Conversely, for OLC electrodes, IL ions were observed in close proximity to the OLC surface without any change in the bulk electrolyte concentration during charging and discharging of the EDLC. This provides experimental evidence that charge is stored on the surface of OLCs in OLC EDLCs without long-range ion transport through the bulk electrode. In addition, for CDC EDLCs with mixed electrolytes of IL and propylene carbonate (PC), the IL ions were observed entering and exiting CDC nanopores, while PC entrance into the nanopores was IL concentration dependent.

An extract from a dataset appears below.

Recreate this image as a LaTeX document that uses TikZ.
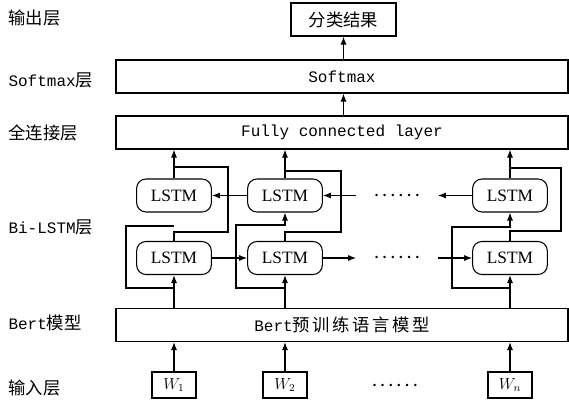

This work provides direct experimental confirmation of EDLC charging mechanisms that previously were restricted to computational simulations and theories. The experimental measurements presented here also provide deep insights about the molecular level transport of IL ions in EDLC electrodes that will impact the design of electrode materials’ structure for electrical energy storage.